#### [Problem statement]
Search the data for the string "matplotlib" and gather each line it is in.

#### [Given data]
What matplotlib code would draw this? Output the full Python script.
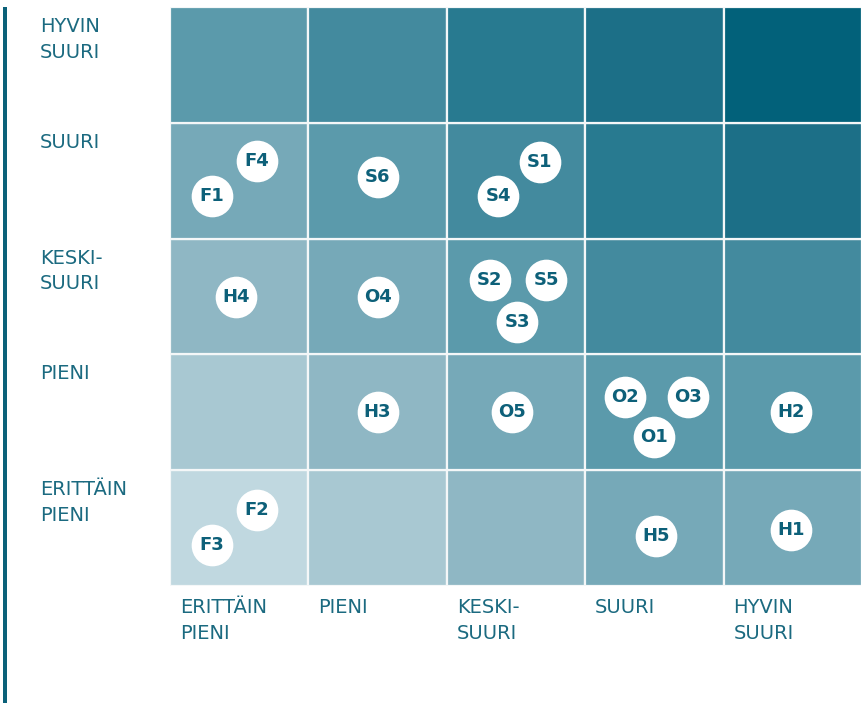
import matplotlib
matplotlib.use("Agg")
import matplotlib.pyplot as plt
from matplotlib.patches import Rectangle

# axis categories (bottom -> top for rows, left -> right for columns)
row_labels = ["ERITTÄIN\nPIENI", "PIENI", "KESKI-\nSUURI", "SUURI", "HYVIN\nSUURI"]
col_labels = ["ERITTÄIN\nPIENI", "PIENI", "KESKI-\nSUURI", "SUURI", "HYVIN\nSUURI"]

# shade palette, light -> dark
level_colors = ["#C0D8E0", "#A8C8D2", "#8FB7C4", "#76A9B8", "#5B9AAB",
                "#438A9E", "#287A90", "#1C6F87", "#02617A"]
# shade index of each cell, rows bottom -> top
cell_levels = [[0, 1, 2, 3, 3],
               [1, 2, 3, 4, 4],
               [2, 3, 4, 5, 5],
               [3, 4, 5, 6, 7],
               [4, 5, 6, 7, 8]]

# risk markers: label, x (column position), y (row position)
risk_ids = ["F4", "F1", "S6", "S1", "S4", "H4", "O4", "S2", "S5", "S3",
            "H3", "O5", "O2", "O3", "O1", "H2", "F2", "F3", "H5", "H1"]
risk_x = [0.63, 0.30, 1.50, 2.67, 2.37, 0.48, 1.50, 2.31, 2.72, 2.51,
          1.50, 2.47, 3.29, 3.74, 3.50, 4.49, 0.63, 0.30, 3.51, 4.49]
risk_y = [3.67, 3.37, 3.53, 3.66, 3.37, 2.50, 2.50, 2.64, 2.64, 2.28,
          1.50, 1.50, 1.63, 1.63, 1.29, 1.50, 0.66, 0.35, 0.43, 0.48]

text_col = "#1B6A80"
mark_col = "#0D6079"
plt.rcParams['font.family'] = ['DejaVu Sans']

fig = plt.figure(figsize=(8.62, 7.03), dpi=100)
ax = fig.add_axes([170/862, 117/703, 692/862, 579/703])

for r in range(5):
    for c in range(5):
        ax.add_patch(Rectangle((c, r), 1, 1, facecolor=level_colors[cell_levels[r][c]],
                               edgecolor="#F4F7F8", linewidth=1.6))

ax.scatter(risk_x, risk_y, s=900, color="white", zorder=3, linewidths=0)
for lab, x, y in zip(risk_ids, risk_x, risk_y):
    ax.text(x, y, lab, ha="center", va="center", fontsize=13,
            fontweight="bold", color=mark_col, zorder=4)

ax.set_xlim(0, 5)
ax.set_ylim(0, 5)
ax.axis("off")

# row labels, left of grid
for r, lab in enumerate(row_labels):
    ax.text(-130/138.4, r + 1 - 10/115.8, lab, ha="left", va="top",
            fontsize=14, color=text_col, linespacing=1.45)

# column labels, below grid
for c, lab in enumerate(col_labels):
    ax.text(c + 10/138.4, -12/115.8, lab, ha="left", va="top",
            fontsize=14, color=text_col, linespacing=1.45)

# vertical bar on the left edge
fig.add_artist(Rectangle((3/862, 0), 4/862, 696/703, transform=fig.transFigure,
                         facecolor="#0B6179", edgecolor="none"))

fig.savefig("out.png", dpi=100)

#### [Solution for this problem]
What matplotlib code would draw this? Output the full Python script.
import matplotlib
matplotlib.use("Agg")
import matplotlib.pyplot as plt
from matplotlib.patches import Rectangle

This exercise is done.